Entre os brasileiros cresce o desagrado em relação a todos os políticos. E isso abre espaço para vozes que aparentemente são contra o sistema. Os eleitores estão à procura de novidade. Novidades que signifiquem soluções. Qualquer discurso que pareça fora do padrão vai ser sempre ouvido como possibilidade. Mas não posso prever o que é que os eleitores vão decidir: certamente vão decidir por uma vida melhor, por soluções consistentes e sustentáveis. E por algo que não repita erros do passado. A experiência brasileira diz que mais armas só produzem mais morte. Espero que esse debate possa ser desenvolvido de forma mais profunda, para que a população possa vocalizar o que está à procura. E não está à procura de uma guerra.

Que consequências um processo como a Lava-Jato na sociedade brasileira?
A sociedade brasileira procura soluções para a corrupção. Qualquer tentativa de colocar um travão na corrupção, no desvio dos recursos públicos, vai ser vista como uma coisa boa pela população. Não há apenas desagrado com a classe política por causa da corrupção mas também uma necessidade de se apresentarem soluções concretas para as políticas públicas que vêm sendo desmanteladas, que vêm sendo subfinanciadas. Estou também a falar de saúde e da educação. Acho que tudo isso deve pesar na visão da população.

A prisão de Lula da Silva é uma questão de direitos humanos, política ou jurídica?
É uma questão política para o Brasil como um todo. Do ponto de vista dos direitos humanos, a nossa preocupação é a de que todos os brasileiros tenham direito a um processo justo. E que tenham acesso ao devido processo legal. 

O assassínio da vereadora do Rio de Janeiro Marielle Franco é apenas mais um caso de criminalidade ou há algo mais neste crime?
A criminalidade é muito alta. O Brasil assassina por ano 60 mil pessoas. O assassínio de Marielle Franco insere-se nesse conjunto. No entanto, há uma diferença importante que coloca este crime noutro patamar: era uma mulher negra, lésbica, de favela, que defendia os direitos humanos. O assassínio dela aproxima-se do facto de o Brasil expor muito ao risco os que defendem os direitos humanos. Tanto na cidade como no campo. A execução de Marielle Franco é também um atentado directo à democracia. Há um outro detalhe: foi assassinada perto de fazer um mês da intervenção federal na segurança pública no Rio. Também tem outra dimensão bastante grave. Prometia ter um futuro muito importante na história do Rio de Janeiro, o que torna o assassínio um capítulo à parte na história da violência no Brasil. 

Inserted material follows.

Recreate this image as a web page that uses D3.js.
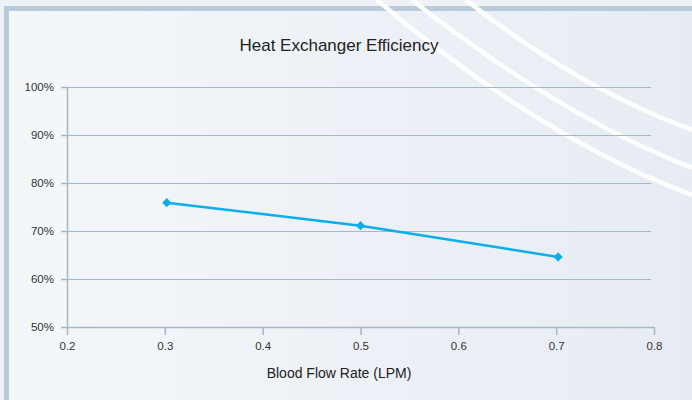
<!DOCTYPE html>
<html lang="en">
<head>
<meta charset="UTF-8">
<title>Heat Exchanger Efficiency</title>
<script src="https://cdn.jsdelivr.net/npm/d3@7"></script>
<style>
  html, body { margin: 0; padding: 0; background: #eef2f6; }
  svg { display: block; font-family: "Liberation Sans", Arial, sans-serif; }
</style>
</head>
<body>
<svg width="692" height="400"></svg>
<script>
  // data
  const flowRates = [0.302, 0.5, 0.702];
  const efficiency = [75.9, 71.1, 64.6];
  const xTicks = [0.2, 0.3, 0.4, 0.5, 0.6, 0.7, 0.8];
  const yTicks = [50, 60, 70, 80, 90, 100];

  const width = 692, height = 400;
  const svg = d3.select("svg");

  // background + frame
  const defs = svg.append("defs");
  const grad = defs.append("linearGradient").attr("id", "bg").attr("x1", 0).attr("x2", 1).attr("y1", 0).attr("y2", 0);
  grad.append("stop").attr("offset", "0%").attr("stop-color", "#f4f7fa");
  grad.append("stop").attr("offset", "100%").attr("stop-color", "#e7ecf4");

  svg.append("rect").attr("width", width).attr("height", height).attr("fill", "#eef2f6");
  svg.append("rect").attr("x", 4).attr("y", 6).attr("width", width - 4).attr("height", height - 6).attr("fill", "#b9cad8");
  svg.append("rect").attr("x", 9).attr("y", 11).attr("width", width - 9).attr("height", height - 11).attr("fill", "url(#bg)");

  // white decorative arcs top right
  const arcs = [
    [[377, 0], [540, 138], [692, 195]],
    [[412, 0], [560, 116], [692, 168]],
    [[466, 0], [578, 88], [692, 130]]
  ];
  arcs.forEach(a => {
    const p = d3.path();
    p.moveTo(a[0][0], a[0][1]);
    p.quadraticCurveTo(a[1][0], a[1][1], a[2][0], a[2][1]);
    svg.append("path").attr("d", p.toString())
      .attr("fill", "none").attr("stroke", "#ffffff").attr("stroke-width", 4.5).attr("opacity", 0.95);
  });

  const x = d3.scaleLinear().domain([0.2, 0.8]).range([67, 654]);
  const y = d3.scaleLinear().domain([50, 100]).range([327, 87]);
  const axisColor = "#a6b7c5";

  // gridlines
  svg.append("g").selectAll("line")
    .data(yTicks.slice(1))
    .join("line")
    .attr("x1", x(0.2)).attr("x2", x(0.8) - 3)
    .attr("y1", d => y(d) + 0.5).attr("y2", d => y(d) + 0.5)
    .attr("stroke", axisColor).attr("stroke-width", 1);

  const yAxis = svg.append("g")
    .attr("transform", `translate(${x(0.2)},0)`)
    .call(d3.axisLeft(y).tickValues(yTicks).tickSize(6).tickSizeOuter(0).tickPadding(7).tickFormat(d => d + "%"));

  const xAxis = svg.append("g")
    .attr("transform", `translate(0,${y(50)})`)
    .call(d3.axisBottom(x).tickValues(xTicks).tickSize(8).tickSizeOuter(0).tickPadding(7).tickFormat(d3.format(".1f")));

  [xAxis, yAxis].forEach(g => {
    g.selectAll("path, line").attr("stroke", axisColor).attr("stroke-width", 1.5);
    g.selectAll("text").attr("fill", "#333").attr("font-size", 11.5).attr("font-family", "Liberation Sans, Arial, sans-serif");
  });

  // series
  const pts = flowRates.map((f, i) => [f, efficiency[i]]);
  svg.append("path")
    .datum(pts)
    .attr("d", d3.line().x(d => x(d[0])).y(d => y(d[1])))
    .attr("fill", "none").attr("stroke", "#0aaeea").attr("stroke-width", 2.5);

  svg.append("g").selectAll("path")
    .data(pts)
    .join("path")
    .attr("d", d3.symbol().type(d3.symbolDiamond2).size(55))
    .attr("transform", d => `translate(${x(d[0])},${y(d[1])})`)
    .attr("fill", "#0aaeea");

  // titles
  svg.append("text").attr("x", 339).attr("y", 51).attr("text-anchor", "middle")
    .attr("font-size", 17).attr("fill", "#222").text("Heat Exchanger Efficiency");
  svg.append("text").attr("x", 339).attr("y", 378).attr("text-anchor", "middle")
    .attr("font-size", 14).attr("fill", "#222").text("Blood Flow Rate (LPM)");
</script>
</body>
</html>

Está confiante numa conclusão da investigação?
As autoridades brasileiras têm obrigação de apresentar uma resposta. Precisam de dizer quem matou, quem mandou matar e porquê. E esperamos que a partir daí, todo o sistema ofereça um processo justo e com os resultados que estejam à altura do grave crime que aconteceu. 

Perante esta convulsão social e política, prevê que surjam obstáculos no trabalho da Aministia  no Brasil?
O nosso trabalho é mobilizar gente para lutar pelos direitos humanos. Significa que o nosso trabalho vai ser o mesmo. Mas navegar entre desafios é o que fazemos. Temos muito trabalho pela frente? Temos. E enquanto o Brasil não mudar, enquanto não respeitar a sua própria Constituição, enquanto não respeitar os direitos humanos, temos muito trabalho pela frente. A nossa expectativa é que haja menos [trabalho]. Porque a sociedade, a partir do assassínio de Marielle Franco, por exemplo, está extremamente mobilizada por justiça. Está a prestar mais atenção à protecção dos defensores dos direitos humanos. Está a debater a necessidade de proteger as pessoas que lutam. 

A democracia brasileira está em risco?
Uma parlamentar foi assassinada no centro da cidade e estava em pleno exercício do mandato. A democracia foi bastante ferida nesse momento.